International oil prices have climbed once again, reacting to renewed geopolitical tensions between the United States and Iran.
The primary driver for this recent surge is President Trump's characterization of the ongoing ceasefire as being on 'life support'. This sharp language, combined with signals from his aides about potentially resuming major combat operations, has led traders to price in a higher probability of conflict. This renewed fear is known as a 'war-risk premium,' an extra cost added to oil prices to account for potential supply disruptions. Although a final decision seems unlikely before the President's upcoming trip to China, the market has already reacted to the heightened uncertainty.

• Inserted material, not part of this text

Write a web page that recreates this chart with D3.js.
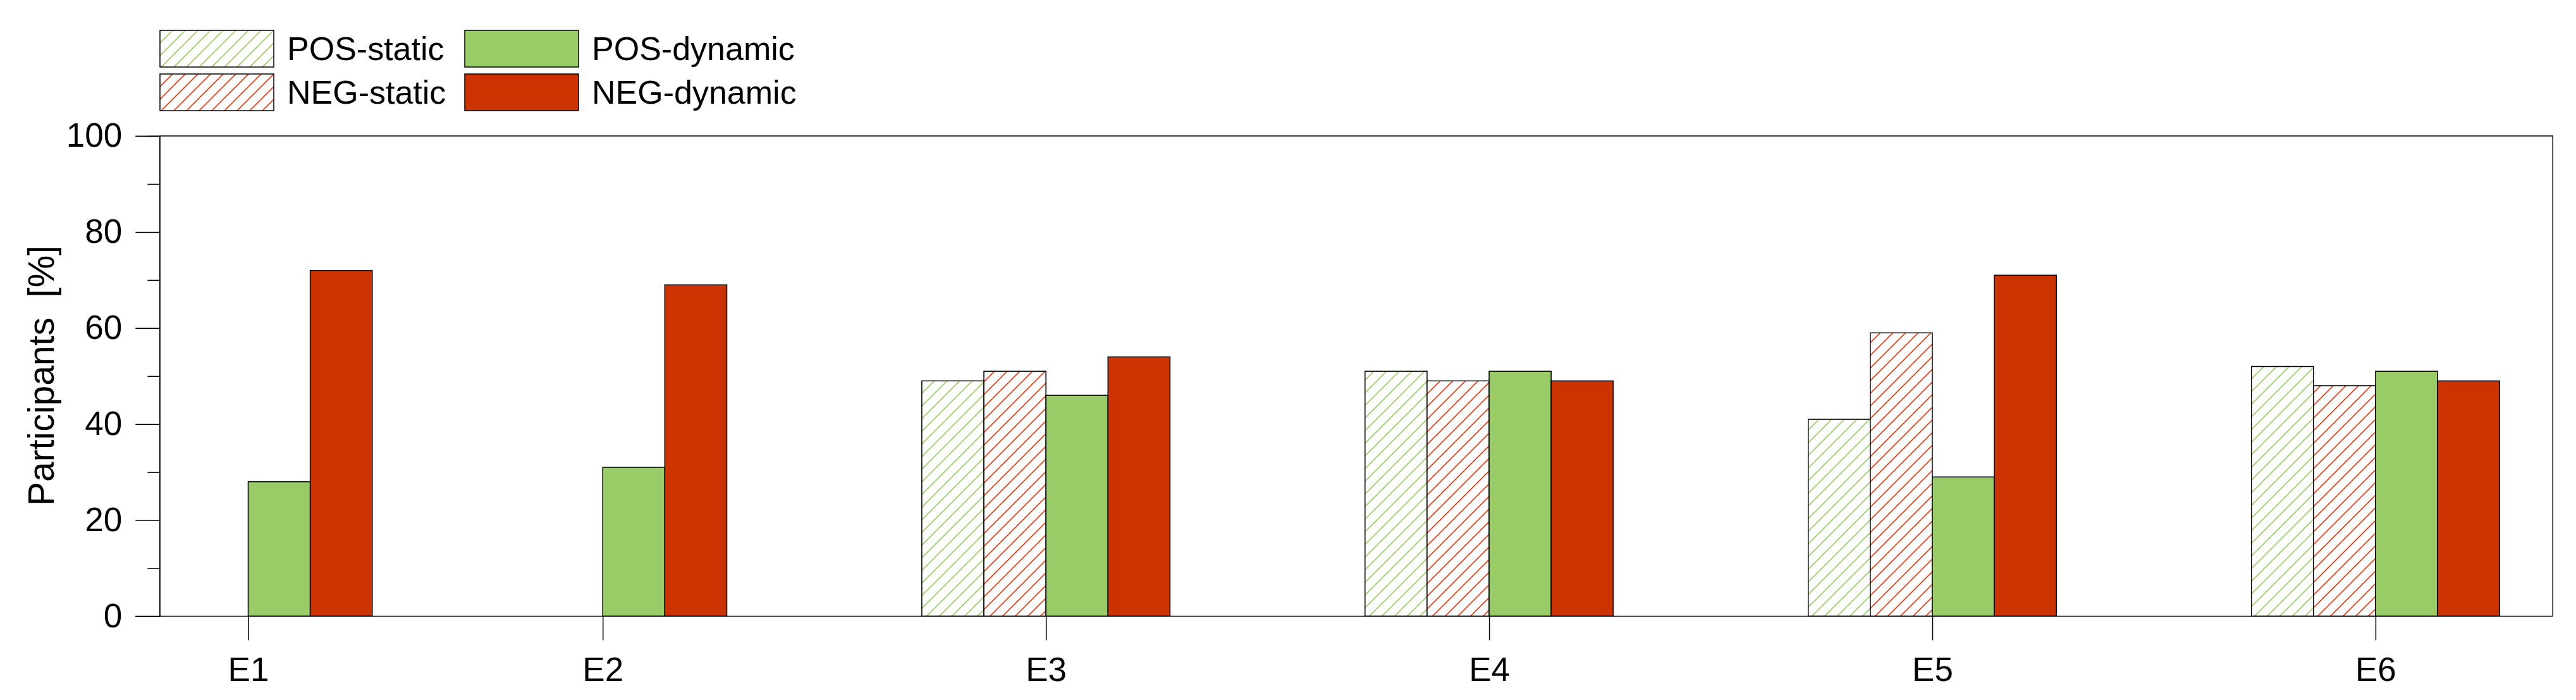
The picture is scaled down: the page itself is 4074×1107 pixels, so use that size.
<!DOCTYPE html>
<html>
<head>
<meta charset="utf-8">
<script src="https://cdn.jsdelivr.net/npm/d3@7"></script>
<style>
  html, body { margin: 0; padding: 0; background: #fff; }
  svg { display: block; }
  text { font-family: "Liberation Sans", Arial, sans-serif; fill: #000; }
</style>
</head>
<body>
<svg id="chart" width="4074" height="1107"></svg>
<script>
// ---- data ----
const categories = ["E1", "E2", "E3", "E4", "E5", "E6"];
const categoryX = [1.2, 2, 3, 4, 5, 6];           // positions on the numeric x axis
const seriesNames = ["POS-static", "NEG-static", "POS-dynamic", "NEG-dynamic"];
const posStatic  = [null, null, 49, 51, 41, 52];
const negStatic  = [null, null, 51, 49, 59, 48];
const posDynamic = [28, 31, 46, 51, 29, 51];
const negDynamic = [72, 69, 54, 49, 71, 49];
const yTicks = [0, 20, 40, 60, 80, 100];
const yMinorTicks = [10, 30, 50, 70, 90];
const legendOrder = ["POS-static", "POS-dynamic", "NEG-static", "NEG-dynamic"];

const seriesValues = [posStatic, negStatic, posDynamic, negDynamic];

// ---- layout ----
const svg = d3.select("#chart");
const L = 252.3, R = 4037.3, T = 215, B = 974.5;
const x = d3.scaleLinear().domain([1, 6.4]).range([L, R]);
const y = d3.scaleLinear().domain([0, 100]).range([B, T]);
const barW = 0.14; // in x units

const fills = {
  "POS-static": "url(#hatchGreen)",
  "NEG-static": "url(#hatchRed)",
  "POS-dynamic": "#99CC66",
  "NEG-dynamic": "#CC3300"
};

// patterns
const defs = svg.append("defs");
function hatch(id, color) {
  const p = defs.append("pattern").attr("id", id)
    .attr("patternUnits", "userSpaceOnUse").attr("width", 20).attr("height", 20);
  p.append("rect").attr("width", 20).attr("height", 20).attr("fill", "#fff");
  p.append("path").attr("d", "M-5,5 L5,-5 M0,20 L20,0 M15,25 L25,15")
    .attr("stroke", color).attr("stroke-width", 1.6).attr("fill", "none");
}
hatch("hatchGreen", "#9ACD66");
hatch("hatchRed", "#E0401A");

// frame (top & right)
svg.append("path")
  .attr("d", `M${L},${T} H${R} V${B}`)
  .attr("fill", "none").attr("stroke", "#000").attr("stroke-width", 1.5);

// bars
const bars = [];
categories.forEach((c, i) => {
  seriesNames.forEach((s, j) => {
    const v = seriesValues[j][i];
    if (v == null) return;
    bars.push({ c, s, j, v, cx: categoryX[i] });
  });
});
svg.append("g").selectAll("rect").data(bars).join("rect")
  .attr("x", d => x(d.cx + (d.j - 2) * barW))
  .attr("width", d => x(d.cx + (d.j - 1) * barW) - x(d.cx + (d.j - 2) * barW))
  .attr("y", d => y(d.v))
  .attr("height", d => y(0) - y(d.v))
  .attr("fill", d => fills[d.s])
  .attr("stroke", "#000").attr("stroke-width", 1.5);

// y axis
const yAxis = svg.append("g").attr("transform", `translate(${L},0)`)
  .call(d3.axisLeft(y).tickValues(yTicks).tickSize(38).tickPadding(21).tickFormat(d3.format("d")));
const yMinor = svg.append("g").attr("transform", `translate(${L},0)`)
  .call(d3.axisLeft(y).tickValues(yMinorTicks).tickSize(19).tickFormat(""));
[yAxis, yMinor].forEach(g => {
  g.select(".domain").attr("stroke", "#000").attr("stroke-width", 1.5);
  g.selectAll(".tick line").attr("stroke", "#000").attr("stroke-width", 1.5);
});
yAxis.selectAll(".tick text").attr("font-size", 53).attr("font-family", "Liberation Sans, Arial, sans-serif");

// x axis
const xAxis = svg.append("g").attr("transform", `translate(0,${B})`)
  .call(d3.axisBottom(x).tickValues(categoryX).tickSize(38).tickPadding(27)
    .tickFormat((d, i) => categories[i]));
xAxis.select(".domain").attr("d", `M${L - 38},0 H${R}`).attr("stroke", "#000").attr("stroke-width", 1.5);
xAxis.selectAll(".tick line").attr("stroke", "#000").attr("stroke-width", 1.5);
xAxis.selectAll(".tick text").attr("font-size", 53).attr("font-family", "Liberation Sans, Arial, sans-serif");

// y title
svg.append("text")
  .attr("transform", `translate(85,594) rotate(-90)`)
  .attr("text-anchor", "middle")
  .attr("font-size", 57)
  .style("white-space", "pre")
  .text("Participants  [%]");

// legend
const legPos = {
  "POS-static": [253, 48], "POS-dynamic": [735, 48],
  "NEG-static": [253, 117], "NEG-dynamic": [735, 117]
};
const lg = svg.append("g").selectAll("g").data(legendOrder).join("g")
  .attr("transform", d => `translate(${legPos[d][0]},${legPos[d][1]})`);
lg.append("rect").attr("width", 180).attr("height", 58)
  .attr("fill", d => fills[d]).attr("stroke", "#000").attr("stroke-width", 1.5);
lg.append("text").attr("x", 201).attr("y", 29).attr("dy", "0.35em")
  .attr("font-size", 52).text(d => d);
</script>
</body>
</html>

In an effort to calm the market and cap the price rally, the U.S. government has announced a plan to loan 53.3 million barrels of crude oil from its Strategic Petroleum Reserve (SPR). This is part of a larger, previously announced program to release supply buffers during this period of instability. While this injection of oil provides some immediate relief, it's important to understand its limitations. The amount is a fraction of global daily demand and cannot fully compensate for a prolonged disruption in the Strait of Hormuz, a critical chokepoint for global oil transport.
To understand today's price action, we can look back at the key events. First, the initial ceasefire announcement on April 8 caused oil prices to drop significantly, establishing a 'peace' benchmark around $95 per barrel. Second, the recent hawkish comments have effectively erased that relief, adding back a premium of about $9 to $10. This is all happening while U.S. crude inventories are slightly above average but still tight heading into the summer driving season, and major consumers like China are importing less oil due to the high prices and logistical constraints.
Ultimately, the oil market is caught in a tense tug-of-war. On one side, you have the very real risk of a military escalation that could severely throttle supply through the Strait of Hormuz. On the other, you have policy tools like the SPR release and the looming threat of demand destruction from high prices. For now, the market remains on edge, with prices highly sensitive to every new political development.
- Strategic Petroleum Reserve (SPR): A large stockpile of crude oil maintained by the U.S. government to be used during emergencies or severe supply disruptions.
- War-Risk Premium: An additional amount added to the price of a commodity, like oil, to account for the risk of supply disruptions due to potential military conflict.
- Strait of Hormuz: A narrow, strategically important waterway between Iran and Oman, through which a significant portion of the world's oil supply passes.